Interpreting Results and Comparing to Published Specs

IBM Quantum publishes calibration data for each device. After running your own characterization, compare:

# Requires: qiskit_ibm_runtime
# Fetch published specs from the fake backend
print("\nPublished device specs (from fake backend calibration):")
for q in range(fake_backend.num_qubits):
    props = fake_backend.qubit_properties[q]
    t1_pub = props.t1
    t2_pub = props.t2
    freq_pub = props.frequency
    print(f"  Qubit {q}: T1={t1_pub*1e6:.1f}us, T2={t2_pub*1e6:.1f}us, "
          f"freq={freq_pub/1e9:.4f} GHz")
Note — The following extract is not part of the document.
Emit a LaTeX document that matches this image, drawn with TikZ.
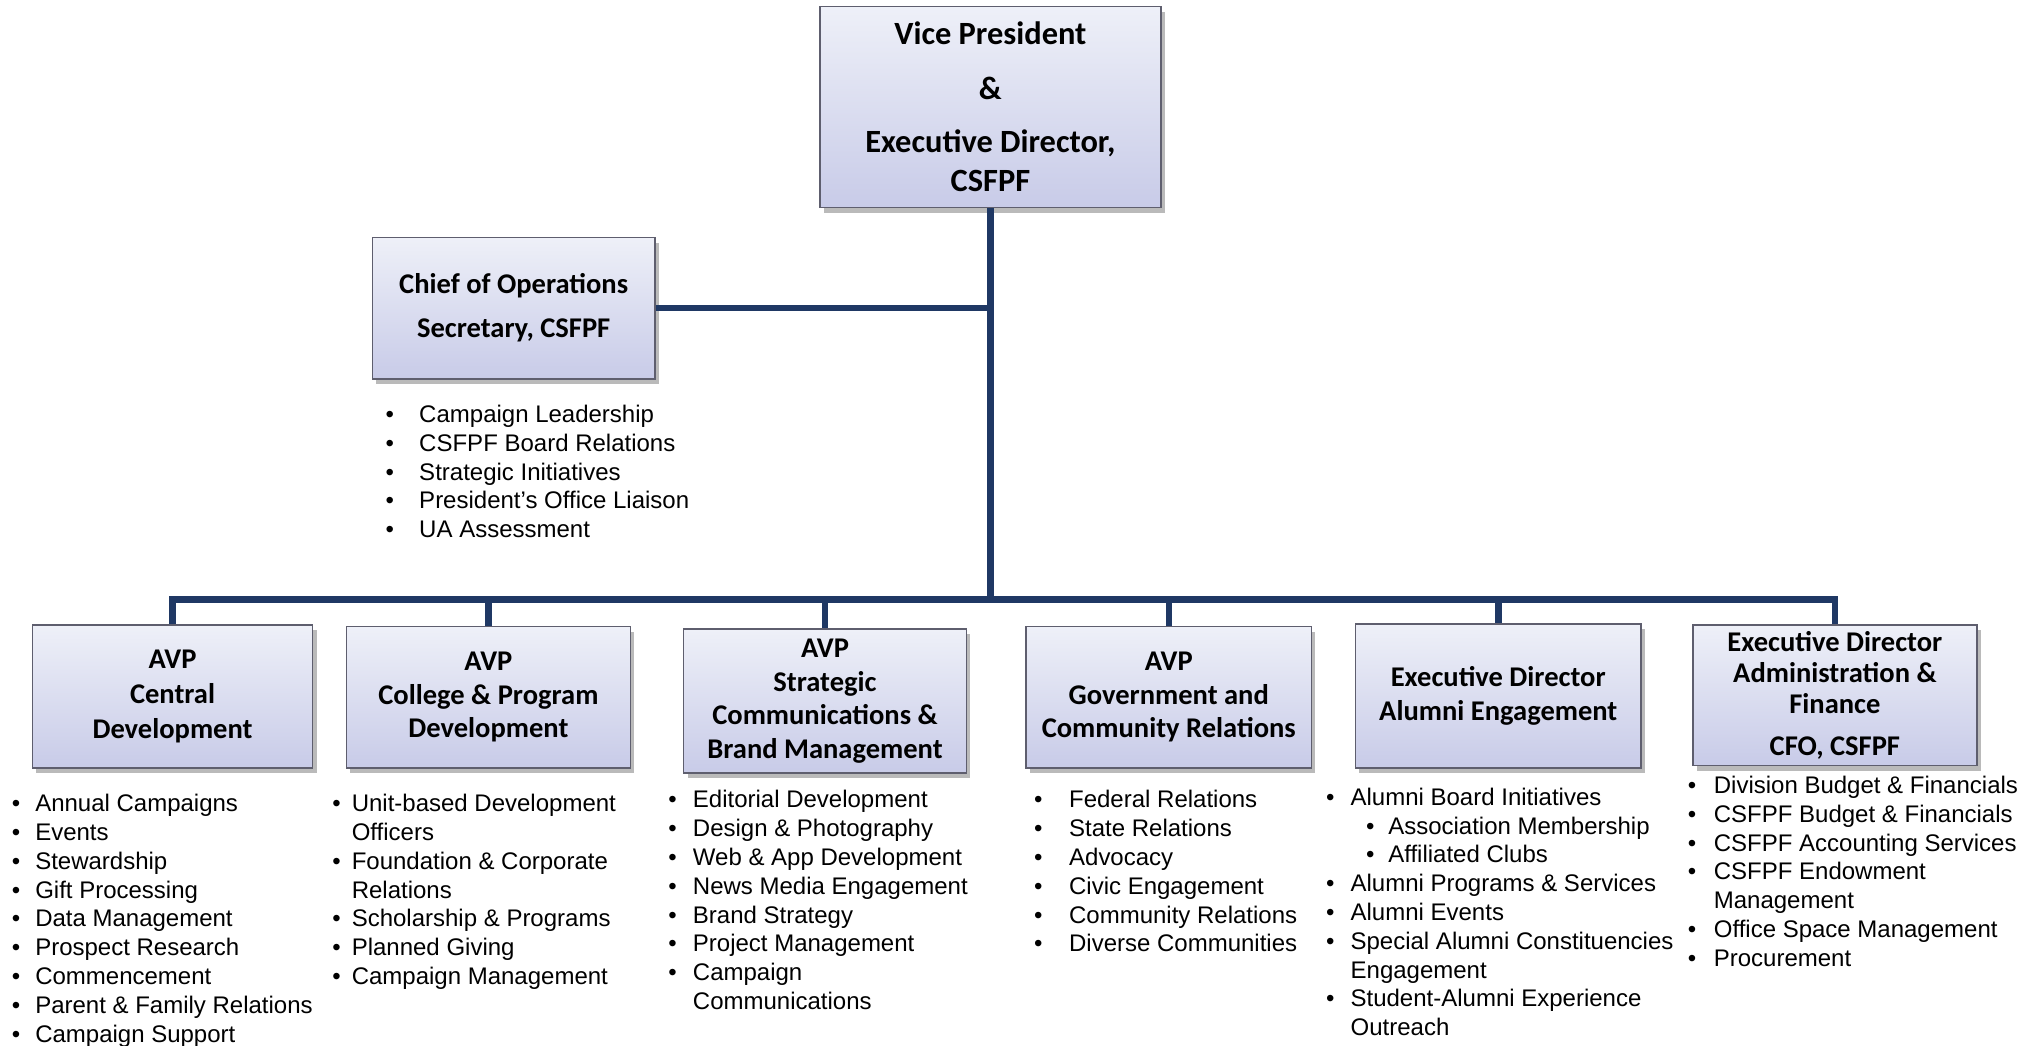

# Compare to your measured values
print("\nComparing measured T1 to published:")
for q in range(num_qubits):
    published_t1 = fake_backend.qubit_properties[q].t1 * 1e6
    print(f"  Qubit {q}: published={published_t1:.1f}us")
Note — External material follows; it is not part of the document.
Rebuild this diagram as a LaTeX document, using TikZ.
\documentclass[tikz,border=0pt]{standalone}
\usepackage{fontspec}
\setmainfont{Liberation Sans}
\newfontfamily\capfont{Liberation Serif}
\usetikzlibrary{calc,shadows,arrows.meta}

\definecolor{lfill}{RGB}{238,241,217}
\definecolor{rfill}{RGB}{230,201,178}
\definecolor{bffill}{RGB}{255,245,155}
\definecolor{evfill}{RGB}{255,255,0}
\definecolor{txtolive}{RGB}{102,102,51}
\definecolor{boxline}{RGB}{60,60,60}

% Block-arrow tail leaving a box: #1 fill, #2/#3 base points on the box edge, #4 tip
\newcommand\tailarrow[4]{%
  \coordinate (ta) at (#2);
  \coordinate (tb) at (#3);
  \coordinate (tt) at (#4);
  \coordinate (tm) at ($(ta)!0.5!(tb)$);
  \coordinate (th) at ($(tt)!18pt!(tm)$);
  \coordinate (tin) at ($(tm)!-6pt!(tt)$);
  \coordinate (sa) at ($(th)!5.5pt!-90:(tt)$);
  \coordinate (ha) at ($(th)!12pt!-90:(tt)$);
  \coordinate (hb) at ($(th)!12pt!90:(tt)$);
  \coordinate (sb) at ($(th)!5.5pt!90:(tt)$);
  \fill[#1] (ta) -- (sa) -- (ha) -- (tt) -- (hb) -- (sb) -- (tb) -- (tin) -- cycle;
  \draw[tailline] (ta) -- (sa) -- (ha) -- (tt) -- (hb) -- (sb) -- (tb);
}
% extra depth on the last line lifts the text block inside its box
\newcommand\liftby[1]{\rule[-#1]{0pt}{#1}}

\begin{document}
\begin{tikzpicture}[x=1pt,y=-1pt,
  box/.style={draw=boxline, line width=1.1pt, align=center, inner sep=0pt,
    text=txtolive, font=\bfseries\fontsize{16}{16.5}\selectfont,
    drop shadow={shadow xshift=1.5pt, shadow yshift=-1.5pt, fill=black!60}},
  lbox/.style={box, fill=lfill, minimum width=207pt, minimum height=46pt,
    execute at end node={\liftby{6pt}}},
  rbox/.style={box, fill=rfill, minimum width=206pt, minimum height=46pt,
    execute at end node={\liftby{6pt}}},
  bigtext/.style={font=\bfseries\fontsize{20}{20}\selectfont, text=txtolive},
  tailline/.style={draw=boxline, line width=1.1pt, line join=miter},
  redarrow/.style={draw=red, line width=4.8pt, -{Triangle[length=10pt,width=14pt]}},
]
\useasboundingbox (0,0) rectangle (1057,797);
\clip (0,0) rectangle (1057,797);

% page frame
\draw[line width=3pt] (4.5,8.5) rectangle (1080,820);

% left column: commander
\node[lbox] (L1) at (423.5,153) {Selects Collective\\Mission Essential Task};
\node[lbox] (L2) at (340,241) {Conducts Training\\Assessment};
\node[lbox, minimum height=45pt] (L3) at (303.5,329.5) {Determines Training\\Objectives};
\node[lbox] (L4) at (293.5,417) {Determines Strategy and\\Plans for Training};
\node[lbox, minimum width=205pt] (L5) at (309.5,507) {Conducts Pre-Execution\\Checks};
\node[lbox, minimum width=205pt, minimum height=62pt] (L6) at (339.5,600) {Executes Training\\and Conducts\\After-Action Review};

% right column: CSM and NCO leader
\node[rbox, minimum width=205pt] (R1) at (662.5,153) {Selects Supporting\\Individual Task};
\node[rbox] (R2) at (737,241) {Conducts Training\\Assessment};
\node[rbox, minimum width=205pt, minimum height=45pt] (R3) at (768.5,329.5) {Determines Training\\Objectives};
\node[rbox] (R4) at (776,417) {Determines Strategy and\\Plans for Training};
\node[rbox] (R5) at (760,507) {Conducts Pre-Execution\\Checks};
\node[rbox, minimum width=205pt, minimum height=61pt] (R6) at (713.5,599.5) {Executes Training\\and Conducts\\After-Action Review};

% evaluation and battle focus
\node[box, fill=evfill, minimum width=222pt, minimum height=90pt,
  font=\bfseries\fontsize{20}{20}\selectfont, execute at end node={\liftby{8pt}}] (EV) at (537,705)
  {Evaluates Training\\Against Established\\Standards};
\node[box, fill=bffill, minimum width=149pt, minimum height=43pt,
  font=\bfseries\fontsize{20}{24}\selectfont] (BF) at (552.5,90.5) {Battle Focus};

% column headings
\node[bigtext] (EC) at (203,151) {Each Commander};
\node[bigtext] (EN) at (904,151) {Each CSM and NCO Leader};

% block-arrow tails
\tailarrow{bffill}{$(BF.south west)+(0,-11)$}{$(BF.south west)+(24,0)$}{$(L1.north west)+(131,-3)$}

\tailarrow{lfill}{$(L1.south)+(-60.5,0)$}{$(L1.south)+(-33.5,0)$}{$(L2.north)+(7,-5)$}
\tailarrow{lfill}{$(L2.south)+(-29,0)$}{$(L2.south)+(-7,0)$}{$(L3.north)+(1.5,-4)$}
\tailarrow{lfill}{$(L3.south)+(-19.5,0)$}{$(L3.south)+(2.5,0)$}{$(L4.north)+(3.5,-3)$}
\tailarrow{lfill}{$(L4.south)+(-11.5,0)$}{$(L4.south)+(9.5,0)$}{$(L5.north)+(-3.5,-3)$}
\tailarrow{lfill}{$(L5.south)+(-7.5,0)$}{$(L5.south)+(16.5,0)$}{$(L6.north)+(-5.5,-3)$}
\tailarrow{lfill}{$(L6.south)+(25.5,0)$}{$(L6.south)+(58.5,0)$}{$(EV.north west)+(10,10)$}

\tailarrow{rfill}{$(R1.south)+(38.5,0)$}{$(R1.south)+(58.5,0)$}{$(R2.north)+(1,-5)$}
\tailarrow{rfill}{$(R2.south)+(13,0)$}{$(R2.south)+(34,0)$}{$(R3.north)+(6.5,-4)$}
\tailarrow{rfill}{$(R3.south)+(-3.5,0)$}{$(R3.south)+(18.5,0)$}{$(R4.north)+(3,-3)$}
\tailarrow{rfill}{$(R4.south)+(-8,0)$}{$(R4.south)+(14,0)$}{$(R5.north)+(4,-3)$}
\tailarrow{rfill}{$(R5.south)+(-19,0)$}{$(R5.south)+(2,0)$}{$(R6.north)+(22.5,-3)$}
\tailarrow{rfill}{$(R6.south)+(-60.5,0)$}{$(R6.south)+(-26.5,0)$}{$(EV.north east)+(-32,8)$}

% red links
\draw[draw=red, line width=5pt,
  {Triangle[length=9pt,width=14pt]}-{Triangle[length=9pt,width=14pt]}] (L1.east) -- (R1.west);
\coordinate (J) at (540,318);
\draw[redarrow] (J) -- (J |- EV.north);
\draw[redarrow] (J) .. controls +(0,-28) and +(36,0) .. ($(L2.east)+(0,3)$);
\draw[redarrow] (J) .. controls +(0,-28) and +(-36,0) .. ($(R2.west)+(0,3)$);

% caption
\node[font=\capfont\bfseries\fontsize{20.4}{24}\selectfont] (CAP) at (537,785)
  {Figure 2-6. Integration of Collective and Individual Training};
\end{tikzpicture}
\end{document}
Large discrepancies between measured and published values indicate:

• The device has drifted since last calibration (common over hours or days)
• Crosstalk or readout errors are corrupting the measurement
• The wrong qubits are being characterized

Building a Noise Model from Characterization Data

Use your measured values to build a custom noise model for simulation:

from qiskit_aer.noise import NoiseModel, thermal_relaxation_error, depolarizing_error

def noise_model_from_data(t1_values_us, t2_values_us, epc_1q_values, 
                           epc_2q_dict, gate_time_ns=50):
    """Build an Aer noise model from experimental characterization data."""
    noise_model = NoiseModel()
    gate_time_s = gate_time_ns * 1e-9
    
    for q, (t1_us, t2_us) in enumerate(zip(t1_values_us, t2_values_us)):
        t1_s = t1_us * 1e-6
        t2_s = min(t2_us * 1e-6, 2 * t1_s)  # enforce T2 <= 2*T1
        
        # Thermal relaxation during single-qubit gates
        thermal_err = thermal_relaxation_error(t1_s, t2_s, gate_time_s)
        # Depolarizing error from RB
        dep_err = depolarizing_error(epc_1q_values[q], 1)
        combined = thermal_err.compose(dep_err)
        noise_model.add_quantum_error(combined, ["rz", "sx", "x"], [q])
    
    for (q0, q1), epc_2q in epc_2q_dict.items():
        cx_err = depolarizing_error(epc_2q, 2)
        noise_model.add_quantum_error(cx_err, ["cx"], [q0, q1])
    
    return noise_model

# Example with placeholder data
t1_vals = [120.0, 95.0, 140.0, 80.0, 110.0, 130.0, 90.0]
t2_vals = [80.0,  60.0, 100.0, 55.0, 75.0,  90.0,  65.0]
epc_1q  = [3e-4, 5e-4, 2.5e-4, 7e-4, 4e-4, 3.5e-4, 6e-4]
epc_2q  = {(0, 1): 8e-3, (1, 2): 12e-3, (2, 3): 9e-3}

custom_noise = noise_model_from_data(t1_vals, t2_vals, epc_1q, epc_2q)
print("Custom noise model built from characterization data.")
print(custom_noise)

Key Takeaways

• T1 (inversion recovery) measures energy relaxation; T2 (Ramsey) measures coherence decay. Both limit the maximum useful circuit depth.
• Standard RB gives the average Clifford gate fidelity with far fewer circuits than process tomography.
• Interleaved RB isolates the error of a single gate by comparing to the standard RB baseline.
• Two-qubit gate errors typically dominate over single-qubit errors by one to two orders of magnitude.
• BatchExperiment runs multiple characterization protocols in parallel, giving a full device overview in a single submission.
• Comparing measured values to published calibration data reveals device drift and crosstalk effects.